Pursuant to the Proposed Amendment and Waiver, the definition of "permitted liens" in the indenture will limit the ability of the Company to incur certain secured indebtedness to an amount not to exceed
$375.0 million, except as such may be incurred to refinance the Notes, until such time as the Company is current in its periodic reporting obligations with the SEC.
Additionally, pursuant to the Proposed Amendment and Waiver, the indenture will include a covenant of the Company to, until such time as it is current in its filing obligations with the SEC, use its commercially reasonable efforts to provide within 40 days after the end of the fiscal quarter and 60 days after the end of a fiscal year certain preliminary, estimated and unaudited cash flows and other data in a form substantially consistent with the information the Company previously provided in its Current Report on Form 8-K dated
November 12, 2015. This obligation of the Company is subject to the Company's sole determination, after consulting with legal counsel, that filing or furnishing such information with the SEC can be made in compliance with all applicable laws and regulations, including federal and state securities laws and regulations.
In connection with the Company's failure to comply with the financial reporting covenant under the indenture, on
November 25, 2015 (the "Notice Date"), the Company received a notice of default (the "Notice of Default") from a single noteholder who holds greater than 25% in aggregate principal amount of the Notes. Pursuant to the terms of the indenture, the failure of the Company to comply with this covenant for a period of 90 days after the Notice Date will constitute an event of default under the indenture. At that time, and unless the Notice of Default is deemed to be null and void through the approval of the Proposed Amendment and Waiver or otherwise before the expiration of that 90 day period, the trustee or the holders of not less than 25% in aggregate principal amount of the Notes may choose to exercise their remedies under the indenture, which include the declaration of all amounts on the Notes to be due and payable immediately.

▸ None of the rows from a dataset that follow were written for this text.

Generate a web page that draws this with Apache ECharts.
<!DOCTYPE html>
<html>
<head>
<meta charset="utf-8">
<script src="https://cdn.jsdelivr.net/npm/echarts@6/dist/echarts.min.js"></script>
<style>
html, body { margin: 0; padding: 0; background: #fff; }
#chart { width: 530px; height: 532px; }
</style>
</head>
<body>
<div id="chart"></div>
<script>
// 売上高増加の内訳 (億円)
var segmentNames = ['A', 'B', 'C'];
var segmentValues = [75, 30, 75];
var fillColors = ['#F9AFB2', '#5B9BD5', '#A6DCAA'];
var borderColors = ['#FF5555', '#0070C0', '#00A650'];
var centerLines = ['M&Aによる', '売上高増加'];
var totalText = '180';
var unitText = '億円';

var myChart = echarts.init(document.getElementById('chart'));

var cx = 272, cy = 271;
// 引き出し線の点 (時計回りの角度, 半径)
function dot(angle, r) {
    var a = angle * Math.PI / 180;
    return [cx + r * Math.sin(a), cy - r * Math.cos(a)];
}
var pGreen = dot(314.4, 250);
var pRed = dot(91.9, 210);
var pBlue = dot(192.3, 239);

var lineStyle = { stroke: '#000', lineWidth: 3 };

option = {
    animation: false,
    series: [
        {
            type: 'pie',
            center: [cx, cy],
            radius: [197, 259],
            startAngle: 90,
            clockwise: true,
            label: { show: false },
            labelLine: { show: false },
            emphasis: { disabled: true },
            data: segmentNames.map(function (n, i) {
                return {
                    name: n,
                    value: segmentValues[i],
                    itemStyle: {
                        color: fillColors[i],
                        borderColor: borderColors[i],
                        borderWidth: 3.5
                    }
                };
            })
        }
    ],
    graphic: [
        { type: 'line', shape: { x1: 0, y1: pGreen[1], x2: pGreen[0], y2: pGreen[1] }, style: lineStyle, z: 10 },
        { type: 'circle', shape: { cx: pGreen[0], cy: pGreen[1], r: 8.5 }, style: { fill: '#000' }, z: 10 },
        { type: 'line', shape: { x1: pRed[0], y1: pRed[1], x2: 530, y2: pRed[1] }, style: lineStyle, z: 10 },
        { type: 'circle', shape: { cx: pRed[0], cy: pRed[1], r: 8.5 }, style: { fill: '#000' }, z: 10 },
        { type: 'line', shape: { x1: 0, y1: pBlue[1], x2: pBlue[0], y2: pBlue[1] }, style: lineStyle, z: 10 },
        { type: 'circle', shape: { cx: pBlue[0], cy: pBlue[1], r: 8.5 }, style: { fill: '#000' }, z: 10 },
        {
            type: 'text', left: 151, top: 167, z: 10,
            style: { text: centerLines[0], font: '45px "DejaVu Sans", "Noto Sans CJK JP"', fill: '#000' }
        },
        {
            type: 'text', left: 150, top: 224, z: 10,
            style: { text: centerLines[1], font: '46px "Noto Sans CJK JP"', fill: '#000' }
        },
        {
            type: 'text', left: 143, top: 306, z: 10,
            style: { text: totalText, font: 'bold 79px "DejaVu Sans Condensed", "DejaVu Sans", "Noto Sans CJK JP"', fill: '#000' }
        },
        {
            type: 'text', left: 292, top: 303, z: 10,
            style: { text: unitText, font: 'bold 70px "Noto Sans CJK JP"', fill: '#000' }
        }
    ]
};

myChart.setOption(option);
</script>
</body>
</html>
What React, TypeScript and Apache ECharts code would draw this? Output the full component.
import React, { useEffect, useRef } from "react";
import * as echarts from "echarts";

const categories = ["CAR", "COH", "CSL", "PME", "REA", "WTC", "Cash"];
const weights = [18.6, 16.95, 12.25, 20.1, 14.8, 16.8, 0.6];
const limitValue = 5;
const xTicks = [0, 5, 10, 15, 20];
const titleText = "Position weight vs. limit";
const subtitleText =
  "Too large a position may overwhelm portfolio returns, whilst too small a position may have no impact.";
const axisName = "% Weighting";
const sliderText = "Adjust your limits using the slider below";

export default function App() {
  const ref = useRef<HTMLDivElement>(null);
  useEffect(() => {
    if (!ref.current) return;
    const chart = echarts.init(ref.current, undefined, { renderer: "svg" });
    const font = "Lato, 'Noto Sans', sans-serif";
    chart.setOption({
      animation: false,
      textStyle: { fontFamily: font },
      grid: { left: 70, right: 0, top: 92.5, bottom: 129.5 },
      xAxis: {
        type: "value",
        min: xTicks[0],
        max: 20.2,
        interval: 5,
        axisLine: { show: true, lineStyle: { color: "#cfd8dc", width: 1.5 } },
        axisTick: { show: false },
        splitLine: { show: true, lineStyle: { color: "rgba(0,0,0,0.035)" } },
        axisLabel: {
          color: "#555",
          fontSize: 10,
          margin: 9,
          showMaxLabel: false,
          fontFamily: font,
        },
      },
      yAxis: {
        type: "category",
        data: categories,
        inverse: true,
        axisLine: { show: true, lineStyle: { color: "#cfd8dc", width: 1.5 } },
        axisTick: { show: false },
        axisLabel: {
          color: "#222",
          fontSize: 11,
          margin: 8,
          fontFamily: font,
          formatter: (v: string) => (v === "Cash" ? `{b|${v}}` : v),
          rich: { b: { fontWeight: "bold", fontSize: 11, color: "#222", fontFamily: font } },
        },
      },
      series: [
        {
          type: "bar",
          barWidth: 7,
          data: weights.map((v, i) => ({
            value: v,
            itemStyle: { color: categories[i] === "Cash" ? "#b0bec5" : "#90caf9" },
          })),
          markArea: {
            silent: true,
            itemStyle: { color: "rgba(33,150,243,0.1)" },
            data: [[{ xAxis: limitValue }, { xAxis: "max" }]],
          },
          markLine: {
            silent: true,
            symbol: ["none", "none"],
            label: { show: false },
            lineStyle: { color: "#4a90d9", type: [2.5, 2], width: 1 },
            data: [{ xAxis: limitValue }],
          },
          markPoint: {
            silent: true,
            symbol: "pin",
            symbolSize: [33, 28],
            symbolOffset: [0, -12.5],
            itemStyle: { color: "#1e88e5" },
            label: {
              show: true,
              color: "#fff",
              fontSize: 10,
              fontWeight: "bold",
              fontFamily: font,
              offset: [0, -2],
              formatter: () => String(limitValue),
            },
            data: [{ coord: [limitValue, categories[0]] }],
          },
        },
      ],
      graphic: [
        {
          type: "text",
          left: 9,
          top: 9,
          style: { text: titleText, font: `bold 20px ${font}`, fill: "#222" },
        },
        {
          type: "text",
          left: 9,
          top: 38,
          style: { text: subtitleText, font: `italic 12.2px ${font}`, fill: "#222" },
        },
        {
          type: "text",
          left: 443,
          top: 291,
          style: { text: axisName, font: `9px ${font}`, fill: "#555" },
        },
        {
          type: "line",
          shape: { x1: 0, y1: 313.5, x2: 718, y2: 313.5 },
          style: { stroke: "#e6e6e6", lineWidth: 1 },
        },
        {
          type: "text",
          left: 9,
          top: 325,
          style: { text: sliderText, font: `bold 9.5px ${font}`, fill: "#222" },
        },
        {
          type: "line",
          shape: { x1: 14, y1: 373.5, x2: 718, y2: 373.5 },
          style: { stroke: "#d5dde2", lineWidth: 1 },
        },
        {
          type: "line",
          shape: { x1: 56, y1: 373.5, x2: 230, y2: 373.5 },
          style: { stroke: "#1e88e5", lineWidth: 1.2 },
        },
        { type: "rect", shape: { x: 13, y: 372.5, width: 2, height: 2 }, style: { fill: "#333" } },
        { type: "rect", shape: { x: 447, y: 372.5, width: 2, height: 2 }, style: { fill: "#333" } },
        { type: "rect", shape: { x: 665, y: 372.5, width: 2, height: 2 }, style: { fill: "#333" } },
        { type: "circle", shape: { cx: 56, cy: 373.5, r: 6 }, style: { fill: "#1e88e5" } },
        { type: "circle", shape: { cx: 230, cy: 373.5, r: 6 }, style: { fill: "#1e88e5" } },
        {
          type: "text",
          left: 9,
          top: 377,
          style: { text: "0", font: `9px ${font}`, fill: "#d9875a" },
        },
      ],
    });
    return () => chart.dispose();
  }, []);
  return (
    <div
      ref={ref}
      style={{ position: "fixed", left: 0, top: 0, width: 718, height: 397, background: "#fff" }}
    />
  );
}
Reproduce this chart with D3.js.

The Company's bank credit agreement contains cross-default provisions relating to the Notes. Pursuant to the terms of the Company's bank credit agreement, the Notice of Default constitutes an event of default without regard to any otherwise applicable notice or cure or grace period; provided, however, that receipt of such Notice of Default shall not constitute an event of default under the bank credit agreement if it is withdrawn (and not reinstated) within 30 days after its receipt. If an event of default exists under the bank credit agreement, the lenders may accelerate the Company's borrowings under the bank credit agreement.